We have constructed two Raman micro-spectrometers specifically for the research of problems in cellular biophysics. One set up employs line scanning and is only partially confocal. This Raman micro-spectrometer captures full spectral information together with one spatial dimension. The other set up enables confocal Raman micro-spectroscopy for full spectral information on one hand and imaging in selected Raman frequencies in two spatial dimensions on the other hand. The sensitivity of both set ups is good. Approximately 14% of all photons collected by the microscope objective contribute to the registered data. Low photon fluxes of a few photons per minute per pixel are sufficient to generate images of chromosomes in DNA content and protein content. Unique relationships between molecular distribution and morphology are in this way obtained.

References

[1]  M. Delhaye and P. Dhamelincourt, J. Raman Spectrosc. 3, 33 (1975).

[2]  G. J. Puppels, J. H. F. Olminkhof, G. M. J. Segers-Nolten, C. Otto, F. F. M. de Mul and J. Greve, Exp. Cell Research 195, 361 (1991).

[3]  G. J. Puppels, F. F. M. de Mul, C. Otto, J. Greve, M. Robert-Nicoud, D. J. Arndt-Jovin and T. M. Jovin, Nature 347, 301 (1990).

[4]  T. Wilson, Confocal Microscopy, ed. T. Wilson, Academic Press, London.

[5] N.M. Sijtsema, C. Otto, G.M.J. Segers-Nolten, A.J. Verhoeven and J. Greve, in print Biophys. J. (1998).

[6] C. Otto, N.M. Sijtsema and J. Greve, in print Eur. Biophysics J. (1998).

[7] C.J. de Grauw, C. Otto, J. Greve, Applied Spectroscopy 51, 1607-1612 (1997).

[8] N.M. Sijtsema, S.D. Wouters, C.J. de Grauw, C. Otto, J. Greve, Applied Spectroscopy 52, 348-355 (1998).

[9] C.J. de Grauw, J.D. de Bruijn, C. Otto, J. Greve, Cells and Materials, Vol. 6, p 57-62, (1996).

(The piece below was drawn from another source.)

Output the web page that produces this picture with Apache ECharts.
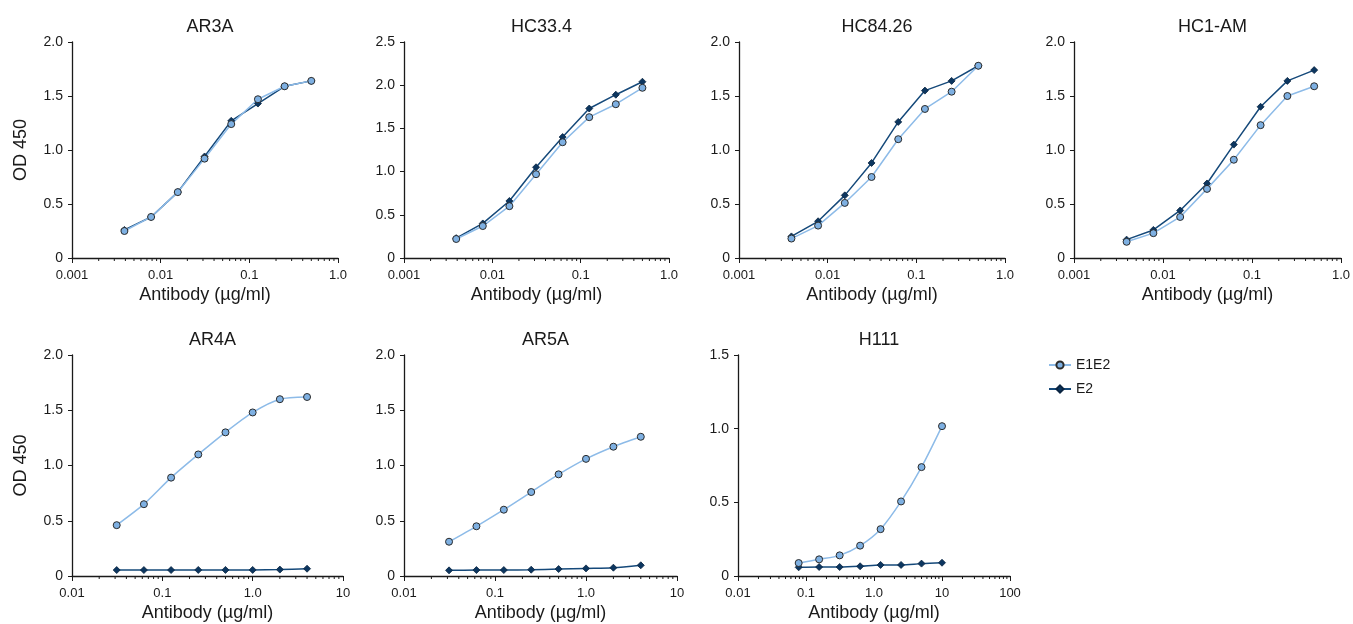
<!DOCTYPE html>
<html>
<head>
<meta charset="utf-8">
<script src="https://cdn.jsdelivr.net/npm/echarts@6/dist/echarts.min.js"></script>
<style>
  html, body { margin: 0; padding: 0; background: #fff; }
  #chart { width: 1353px; height: 624px; }
</style>
</head>
<body>
<div id="chart"></div>
<script>
// antibody concentrations (µg/ml)
const concTop = [0.0039, 0.0078, 0.0156, 0.03125, 0.0625, 0.125, 0.25, 0.5];
const concMid = [0.03125, 0.0625, 0.125, 0.25, 0.5, 1, 2, 4];
const concH111 = [0.078, 0.156, 0.3125, 0.625, 1.25, 2.5, 5, 10];

// OD 450 readings
const ar3aE1E2 = [0.25, 0.38, 0.61, 0.92, 1.24, 1.47, 1.59, 1.64];
const ar3aE2 = [0.26, 0.38, 0.61, 0.94, 1.27, 1.43, 1.59, 1.64];
const hc334E1E2 = [0.22, 0.37, 0.60, 0.97, 1.34, 1.63, 1.78, 1.97];
const hc334E2 = [0.23, 0.40, 0.66, 1.05, 1.40, 1.73, 1.89, 2.04];
const hc8426E1E2 = [0.18, 0.30, 0.51, 0.75, 1.10, 1.38, 1.54, 1.78];
const hc8426E2 = [0.20, 0.34, 0.58, 0.88, 1.26, 1.55, 1.64, 1.78];
const hc1amE1E2 = [0.15, 0.23, 0.38, 0.64, 0.91, 1.23, 1.50, 1.59];
const hc1amE2 = [0.17, 0.26, 0.44, 0.69, 1.05, 1.40, 1.64, 1.74];
const ar4aE1E2 = [0.46, 0.65, 0.89, 1.10, 1.30, 1.48, 1.60, 1.62];
const ar4aE2 = [0.054, 0.054, 0.054, 0.055, 0.055, 0.055, 0.058, 0.066];
const ar5aE1E2 = [0.31, 0.45, 0.60, 0.76, 0.92, 1.06, 1.17, 1.26];
const ar5aE2 = [0.051, 0.054, 0.054, 0.057, 0.063, 0.069, 0.075, 0.097];
const h111E1E2 = [0.088, 0.113, 0.14, 0.206, 0.318, 0.506, 0.739, 1.017];
const h111E2 = [0.059, 0.061, 0.061, 0.066, 0.075, 0.075, 0.084, 0.09];

// tick labels
const xTicksTop = ['0.001', '0.01', '0.1', '1.0'];
const xTicksMid = ['0.01', '0.1', '1.0', '10'];
const xTicksH111 = ['0.01', '0.1', '1.0', '10', '100'];

const panels = [
  { title: 'AR3A', x: concTop, e1e2: ar3aE1E2, e2: ar3aE2, xMin: 0.001, ticks: xTicksTop, yMax: 2, smooth: false },
  { title: 'HC33.4', x: concTop, e1e2: hc334E1E2, e2: hc334E2, xMin: 0.001, ticks: xTicksTop, yMax: 2.5, smooth: false },
  { title: 'HC84.26', x: concTop, e1e2: hc8426E1E2, e2: hc8426E2, xMin: 0.001, ticks: xTicksTop, yMax: 2, smooth: false },
  { title: 'HC1-AM', x: concTop, e1e2: hc1amE1E2, e2: hc1amE2, xMin: 0.001, ticks: xTicksTop, yMax: 2, smooth: false },
  { title: 'AR4A', x: concMid, e1e2: ar4aE1E2, e2: ar4aE2, xMin: 0.01, ticks: xTicksMid, yMax: 2, smooth: 0.25 },
  { title: 'AR5A', x: concMid, e1e2: ar5aE1E2, e2: ar5aE2, xMin: 0.01, ticks: xTicksMid, yMax: 2, smooth: 0.25 },
  { title: 'H111', x: concH111, e1e2: h111E1E2, e2: h111E2, xMin: 0.01, ticks: xTicksH111, yMax: 1.5, smooth: 0.3 }
];

// grid boxes in pixels
const boxes = [
  { left: 72, top: 42, width: 266, height: 216 },
  { left: 404, top: 42, width: 265, height: 216 },
  { left: 739, top: 42, width: 266, height: 216 },
  { left: 1074, top: 42, width: 267, height: 216 },
  { left: 72, top: 355, width: 271, height: 221 },
  { left: 404, top: 355, width: 273, height: 221 },
  { left: 738, top: 355, width: 272, height: 221 }
];

const FONT = '"Liberation Sans", Arial, sans-serif';
const INK = '#1a1a1a';
const LIGHT = '#8dbbe8';
const LIGHT_FILL = '#7eb0e2';
const DARK = '#15497a';
const DARK_FILL = '#0c3660';

const grids = [], xAxes = [], yAxes = [], titles = [], series = [];

panels.forEach((p, i) => {
  const b = boxes[i];
  grids.push({ left: b.left, top: b.top, width: b.width, height: b.height });
  titles.push({
    text: p.title,
    left: b.left + b.width / 2,
    top: b.top - 29,
    textAlign: 'center',
    textStyle: { fontFamily: FONT, fontSize: 18, fontWeight: 'normal', color: INK }
  });

  const xMax = p.xMin * Math.pow(10, p.ticks.length - 1);
  const exp0 = Math.round(Math.log10(p.xMin));
  xAxes.push({
    type: 'log',
    logBase: 10,
    gridIndex: i,
    min: p.xMin,
    max: xMax,
    interval: 1,
    name: 'Antibody (µg/ml)',
    nameLocation: 'middle',
    nameGap: 28,
    nameTextStyle: { fontFamily: FONT, fontSize: 18, color: INK },
    axisLine: { lineStyle: { color: INK, width: 1.3 } },
    axisTick: { show: true, length: 5, lineStyle: { color: INK } },
    splitLine: { show: false },
    axisLabel: {
      fontFamily: FONT, fontSize: 13, color: INK, margin: 11,
      formatter: (v) => p.ticks[Math.round(Math.log10(v)) - exp0] || ''
    }
  });

  yAxes.push({
    type: 'value',
    gridIndex: i,
    min: 0,
    max: p.yMax,
    interval: 0.5,
    name: (i === 0 || i === 4) ? 'OD 450' : '',
    nameLocation: 'middle',
    nameGap: 42,
    nameTextStyle: { fontFamily: FONT, fontSize: 18, color: INK },
    axisLine: { show: true, lineStyle: { color: INK, width: 1.3 } },
    axisTick: { show: true, length: 4, lineStyle: { color: INK } },
    splitLine: { show: false },
    axisLabel: {
      fontFamily: FONT, fontSize: 14, color: INK, margin: 9,
      formatter: (v) => v === 0 ? '0' : v.toFixed(1)
    }
  });

  // log minor ticks (2..9 in each decade)
  const minor = [];
  for (let e = exp0; e < exp0 + p.ticks.length - 1; e++) {
    for (let m = 2; m <= 9; m++) minor.push([m * Math.pow(10, e)]);
  }
  series.push({
    type: 'custom',
    name: 'minor',
    xAxisIndex: i,
    yAxisIndex: i,
    silent: true,
    clip: false,
    data: minor,
    encode: { x: 0 },
    renderItem: (params, api) => {
      const pt = api.coord([api.value(0), 0]);
      return {
        type: 'line',
        shape: { x1: pt[0], y1: pt[1], x2: pt[0], y2: pt[1] + 3 },
        style: { stroke: INK, lineWidth: 1 }
      };
    }
  });

  series.push({
    type: 'line',
    name: 'E2',
    xAxisIndex: i,
    yAxisIndex: i,
    smooth: p.smooth,
    data: p.x.map((c, k) => [c, p.e2[k]]),
    symbol: 'diamond',
    symbolSize: 7,
    lineStyle: { color: DARK, width: 1.5 },
    itemStyle: { color: DARK_FILL, borderColor: '#0a2440', borderWidth: 0.8 }
  });
  series.push({
    type: 'line',
    name: 'E1E2',
    xAxisIndex: i,
    yAxisIndex: i,
    smooth: p.smooth,
    data: p.x.map((c, k) => [c, p.e1e2[k]]),
    symbol: 'circle',
    symbolSize: 7,
    lineStyle: { color: LIGHT, width: 1.5 },
    itemStyle: { color: LIGHT_FILL, borderColor: '#2b2b2b', borderWidth: 1 }
  });
});

const chart = echarts.init(document.getElementById('chart'));
chart.setOption({
  animation: false,
  backgroundColor: '#fff',
  title: titles,
  grid: grids,
  xAxis: xAxes,
  yAxis: yAxes,
  legend: {
    data: ['E1E2', 'E2'],
    orient: 'vertical',
    left: 1043,
    top: 353,
    itemWidth: 22,
    itemHeight: 9,
    itemGap: 10,
    textStyle: { fontFamily: FONT, fontSize: 14, color: INK }
  },
  series: series
});
</script>
</body>
</html>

[10] C. Otto, C.J. de Grauw, J.J. Duindam, N.M. Sijtsema, J. Greve, J. Raman Spectr. 28, 143-150 (1997)

[11] S. Yu. Arzhantsev, A. Yu. Chikishev, J. Greve, N.I. Koroteev, C. Otto, N.M. Sijtsema, Sumitted to J. Raman Spectr. (1998)

[12] J.J. Duindam, G.F.J.M. Vrensen, C. Otto, J. Greve, Invest. Ophth. &Vis. Sc. 39, 94-103 (1998).

[13] C.J. de Grauw, N.M. Sijtsema, C. Otto, J. Greve, J. of Microscopy 188, 273-279 (1997).

Received 11th August 1998, accepted 17th August 1998.